Sainte Marie is a tiny, tropical island located three kilometres east of Madagascar’s mainland; its main town is Ambodifotatra. The island forms an administrative district within Analanjirofo Region. Now called Nosy Boraha, Île Sainte Marie is a laid-back idyll of simple fishing villages tantamount to 222 square kilometres of a sleepy paradise. With its wild animals, picturesque beaches, reefs, strong waves and intriguing stories (and still wilder and even more heavenly little islands), Sainte Marie is a much loved destination among avid travellers.
I recently visited Sainte Marie and then struggled to leave as elemental forces conspired to trap me inside its paradise forever! I landed in Madagascar on Christmas Day and after a quick whizz around the nation's capital of Antananarivo, commenced the two-day bus journey toward the eastern seaboard to catch the ferry to Sainte Marie.
Upon disembarkation at Sainte Marie’s dock, the lazy island atmosphere was instantly tangible and contagious. The town itself consists of some two-storey buildings, two cash points and one straight road lined with rickshaws. Whatever worries and cares I may have had before leaving the mainland didn’t make it off the boat, and I instantly felt completely at ease.
There are some hotels around the town but the magic of Sainte Marie lies in the villages strewn along its coastline. After a bumpy jeep ride along the island’s single road, I arrived at my temporary home at the north side of the island. The accommodation in Sainte Marie was quite luxurious for US$25 a night.

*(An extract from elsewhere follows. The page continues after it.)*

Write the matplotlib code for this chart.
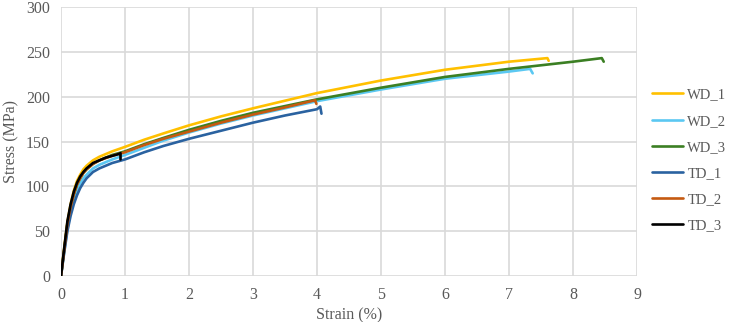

I checked into a gargantuan wooden bungalow situated right beside the ocean; Madagascar offers amazing value for money.
In the mornings I would venture out from my bedroom, make the short descent to the coral beach and bathe in the sea. As I performed my daily yoga routine on my hut’s veranda, curious lemurs would come to see just what I was doing; in exchange for a piece of fruit or glass of juice, they could even be convinced to let me pet them.
I passed my days in Sainte Marie either trekking or riding around the island, exploring its empty, pristine beaches or the dense rainforest which dominates the centre of the island. There are not exactly many ‘sights’ in Sainte Marie other than observing the day-to-day life in the villages and feasting on delicious seafood washed down by local rum. That said, one day I did ride to the spooky pirate cemetery and visited some sacred stones which the natives still revere as deities and make offerings to; in Madagascar, staunch Christian Protestantism and ancient primeval animism make fine bedfellows.
In case all of this sounds too perfect, there were also storms quite literally a-brewing. In my enthusiasm to book the trip I’d failed to check the weather forecast, and so learned the hard way that I had waded into this little paradise during its annual ‘cyclone season’. After a few days exploring and sunbathing, Cyclone Ava arrived, stirring the sea into a rollicking tempest and tearing branches from trees. Boats were cancelled, flights grounded and the town closed down as traders fled to hide from nature’s wrath. The electricity and water failed and the island began to run out of food. The day of my flight home was fast approaching, and I still needed to get back to the mainland and the capital of Antananarivo.
To cut a long story short, I managed to find a seat on a tiny speedboat whose captain was brave (or reckless) enough to cross the seas. After a choppy ride, I made it back just in time for my flight!